Records with drawing code >>
--- begin ---
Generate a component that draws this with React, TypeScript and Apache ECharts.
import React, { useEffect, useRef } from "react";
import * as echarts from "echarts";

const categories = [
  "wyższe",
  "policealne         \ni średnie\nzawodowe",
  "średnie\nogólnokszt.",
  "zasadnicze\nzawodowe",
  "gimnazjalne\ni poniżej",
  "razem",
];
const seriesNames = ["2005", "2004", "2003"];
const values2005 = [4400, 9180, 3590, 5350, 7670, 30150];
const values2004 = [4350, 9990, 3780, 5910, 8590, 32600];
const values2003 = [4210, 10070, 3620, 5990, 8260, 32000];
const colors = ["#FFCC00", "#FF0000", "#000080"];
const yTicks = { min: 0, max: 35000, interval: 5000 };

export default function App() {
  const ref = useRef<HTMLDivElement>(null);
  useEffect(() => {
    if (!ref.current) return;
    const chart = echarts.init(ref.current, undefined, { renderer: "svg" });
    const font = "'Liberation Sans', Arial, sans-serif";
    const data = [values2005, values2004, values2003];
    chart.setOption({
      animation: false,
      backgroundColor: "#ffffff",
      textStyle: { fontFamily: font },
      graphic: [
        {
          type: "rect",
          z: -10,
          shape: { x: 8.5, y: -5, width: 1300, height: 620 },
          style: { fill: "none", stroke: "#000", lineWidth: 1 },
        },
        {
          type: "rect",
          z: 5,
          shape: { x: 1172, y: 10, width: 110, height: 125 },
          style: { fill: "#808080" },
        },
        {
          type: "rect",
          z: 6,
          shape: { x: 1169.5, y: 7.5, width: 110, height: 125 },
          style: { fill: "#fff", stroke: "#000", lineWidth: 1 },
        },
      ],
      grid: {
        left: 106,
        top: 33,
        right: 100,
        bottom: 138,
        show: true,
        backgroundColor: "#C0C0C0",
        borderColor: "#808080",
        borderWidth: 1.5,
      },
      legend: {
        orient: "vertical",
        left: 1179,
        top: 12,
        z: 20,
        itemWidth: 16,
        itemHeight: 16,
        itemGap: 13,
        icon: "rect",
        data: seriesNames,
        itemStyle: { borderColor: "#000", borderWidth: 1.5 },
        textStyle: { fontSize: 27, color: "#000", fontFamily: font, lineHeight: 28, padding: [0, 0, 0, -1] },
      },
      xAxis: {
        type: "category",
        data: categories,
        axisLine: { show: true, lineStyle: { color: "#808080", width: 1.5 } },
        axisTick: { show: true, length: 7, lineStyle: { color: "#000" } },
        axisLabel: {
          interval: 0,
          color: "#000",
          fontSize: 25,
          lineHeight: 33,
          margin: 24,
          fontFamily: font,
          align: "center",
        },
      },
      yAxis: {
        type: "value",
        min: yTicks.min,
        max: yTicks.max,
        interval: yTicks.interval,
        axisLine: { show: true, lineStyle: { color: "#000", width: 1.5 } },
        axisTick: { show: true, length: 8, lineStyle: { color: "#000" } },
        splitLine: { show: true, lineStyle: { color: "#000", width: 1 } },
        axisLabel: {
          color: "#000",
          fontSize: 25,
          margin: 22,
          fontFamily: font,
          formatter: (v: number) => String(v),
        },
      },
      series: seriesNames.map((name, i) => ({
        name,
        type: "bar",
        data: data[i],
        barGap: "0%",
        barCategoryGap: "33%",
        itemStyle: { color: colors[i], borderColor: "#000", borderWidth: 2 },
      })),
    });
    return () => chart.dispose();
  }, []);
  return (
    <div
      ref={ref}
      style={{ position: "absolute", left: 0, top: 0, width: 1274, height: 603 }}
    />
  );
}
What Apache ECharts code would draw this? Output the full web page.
--- end ---
What the task requires >> Without changing anything, quote the lines from the top of the data to the line that contains "import * as", including that line.

Response >>
Generate a component that draws this with React, TypeScript and Apache ECharts.
import React, { useEffect, useRef } from "react";
import * as echarts from "echarts";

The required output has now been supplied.